In 1934, Mario Praz married Vivyan Leonora Eyles. She was a lecturer in English literature at the University of Liverpool. They had one daughter, Lucia Praz, born in 1938.
Today, Praz's former home in Palazzo Primoli in Rome is a museum called the Museo Mario Praz. The famous writer Orhan Pamuk once called it "the most magnificent writer's museum I had seen."
Life and Writings
Mario Praz was a respected Italian art critic and a scholar of the English language. He taught Italian Studies at the Victoria University of Manchester from 1932 to 1934. After that, he taught English Literature at the University of Rome from 1934 until he retired in 1966.
In 1962, Queen Elizabeth II honored him by making him a Knight Commander of the Order of the British Empire (KBE). This is a very special award.
While Praz is best known for his work in English literature, he also made big contributions to how we understand interior design and decoration. His ideas from The Romantic Agony influenced his writings on design and art.
Praz used this writing style in two important design books: The House of Life and An Illustrated History of Interior Design. These books explore his ideas about how a space feels inside. They also show how people make a space their own. His important book Studies in Seventeenth-Century Imagery (first published in 1939) was one of the first to study and list early modern emblems and personal devices. These were like symbolic pictures with meanings.
Design Writings
Mario Praz had a big impact on how people write about interior design and its history. His book, An Illustrated History of Interior Decoration from Pompeii to Art Nouveau, became like a photo album of design. It helped people rediscover this interesting art form.
His work shows pictures of homes from ancient Greece all the way to the Art Nouveau period. It includes comments on them. The images show the inside of Greek, Roman, Medieval, Renaissance, and Victorian homes in Europe. They capture details like carpets, furniture, pictures, fabrics, wall colors, curtains, and lighting. Praz carefully documented all these features. This helped create a new way to record the history of interior spaces.
Praz also changed how interior design has been studied since the mid-1900s. He helped grow the study of design history. His book, An Illustrated History of Interior Decoration, combines art history with ideas about how objects fill a space.
Praz was one of the first experts to connect art history with the inside of a room. He was also one of the first to notice that furniture shows who a person is.
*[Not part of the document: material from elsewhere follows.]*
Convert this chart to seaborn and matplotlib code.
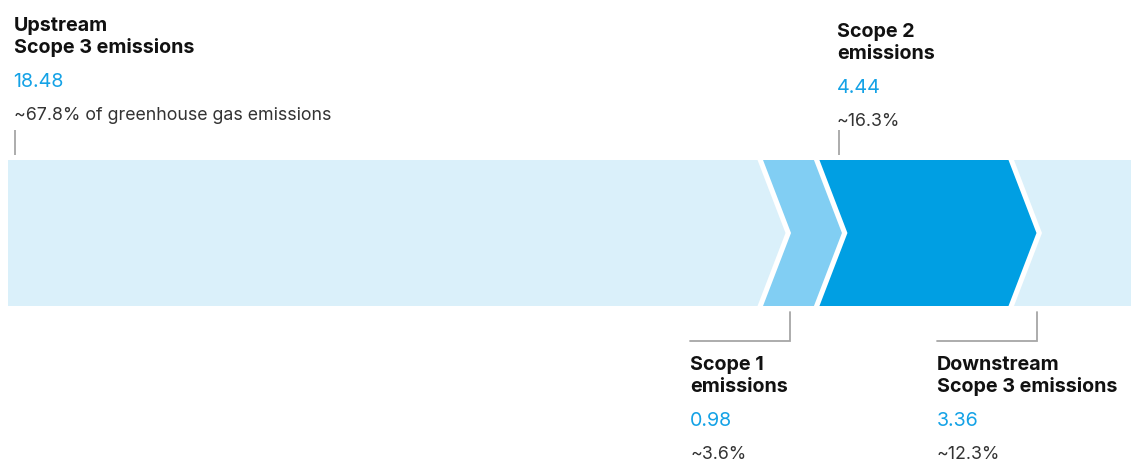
import matplotlib
matplotlib.use("Agg")
import matplotlib.pyplot as plt
from matplotlib.patches import Polygon
import seaborn as sns

# ---- data ----
categories = ["Upstream\nScope 3 emissions", "Scope 1\nemissions",
              "Scope 2\nemissions", "Downstream\nScope 3 emissions"]
values = [18.48, 0.98, 4.44, 3.36]
shares = ["~67.8% of greenhouse gas emissions", "~3.6%", "~16.3%", "~12.3%"]
value_labels = ["18.48", "0.98", "4.44", "3.36"]
label_side = ["top", "bottom", "top", "bottom"]

# ---- style ----
sns.set_theme(style="white")
plt.rcParams["font.family"] = ["Inter", "DejaVu Sans"]
colors = ["#DAF0FA", "#81CEF3", "#009FE3", "#DAF0FA"]
BLUE_TXT = "#14A2E6"
GREY_TXT = "#333333"
LINE = "#A6A6A6"

W_PX, H_PX = 1131, 477
PX_PER_UNIT = 39.92
X0_PX = 8
SPACING = 17.3 / PX_PER_UNIT     # extra space per segment
DEPTH = 28 / PX_PER_UNIT         # chevron depth
GAP = 5.5 / PX_PER_UNIT          # white gap
BAR_TOP, BAR_BOT = 161, 307
FS_TITLE = 14.2
FS_VALUE = 14.2
FS_SHARE = 12.8


def px2x(px):
    return (px - X0_PX) / PX_PER_UNIT


fig = plt.figure(figsize=(W_PX / 100, H_PX / 100), dpi=100)
ax = fig.add_axes([0, 0, 1, 1])
ax.set_xlim(px2x(0), px2x(W_PX))
ax.set_ylim(H_PX, 0)
ax.axis("off")

ymid = (BAR_TOP + BAR_BOT) / 2
starts = []
s = 0.0
for i, v in enumerate(values):
    starts.append(s)
    right = s + v + SPACING - GAP
    pts = [(s, BAR_TOP), (right, BAR_TOP), (right + DEPTH, ymid),
           (right, BAR_BOT), (s, BAR_BOT)]
    if i > 0:
        pts.append((s + DEPTH, ymid))
    ax.add_patch(Polygon(pts, closed=True, facecolor=colors[i],
                         edgecolor="none", zorder=2))
    s = s + v + SPACING

# label layout (pixel offsets relative to segment start)
leader_off = [7, DEPTH * PX_PER_UNIT - 1, 20, DEPTH * PX_PER_UNIT - 5]
text_off = [-1.5, None, -2.5, None]
top_base = [31, None, 37, None]


def block(tx, base, i):
    l1, l2 = categories[i].split("\n")
    ax.text(tx, base, l1, fontsize=FS_TITLE, fontweight="bold",
            color="#111111", va="baseline")
    ax.text(tx, base + 22, l2, fontsize=FS_TITLE, fontweight="bold",
            color="#111111", va="baseline")
    ax.text(tx, base + 56, value_labels[i], fontsize=FS_VALUE,
            color=BLUE_TXT, va="baseline")
    ax.text(tx, base + 89, shares[i], fontsize=FS_SHARE,
            color=GREY_TXT, va="baseline")


for i in range(len(values)):
    lx = starts[i] + leader_off[i] / PX_PER_UNIT
    if label_side[i] == "top":
        ax.plot([lx, lx], [131, 156], color=LINE, lw=1.3,
                solid_capstyle="butt", zorder=1)
        block(lx + text_off[i] / PX_PER_UNIT, top_base[i], i)
    else:
        tx = lx - 100 / PX_PER_UNIT
        ax.plot([lx, lx, tx], [313, 342, 342], color=LINE, lw=1.3,
                solid_joinstyle="miter", zorder=1)
        block(tx, 370, i)

fig.savefig("out.png", dpi=100, facecolor="white")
He wrote that "furnishings are tangible artifacts of social history." Praz believed that a house and its inside are always changing and need to be furnished. He thought that furniture, the home, and the interior all show the "character or the personality of the occupant." Praz showed how people completely influence how their house looks inside. His own book, The House of Life, shows this idea in his own home.
The House of Life is a great way to understand how an interior can show a person's personality. In this book, Praz describes his own apartment in Rome, where he lived for 30 years. He goes "room by room," sharing stories about his furniture and what it meant to him. This detailed account lets readers explore his home. It helps them understand his world through his eyes. His writing shows how he used and lived in his space. This detailed way of writing has been copied by other design writers.
The idea of horror vacui (meaning "fear of empty space") in art is linked to Praz. He used this term to describe very cluttered interior designs.
Critical Views on Design Writing
People had different opinions about Praz's design work. For example, Edmund Wilson called Praz's work a "masterpiece." However, Cyril Connolly said The House of Life was "one of the most boring books I have ever read."
Critical Views
Mario Praz was highly admired in Italy and other countries. Edmund Wilson, in his writing "The Genie of the Via Giulia," said that Praz "will come to be known to posterity—so far as a foreigner can judge—as one of the best Italian writers of his time."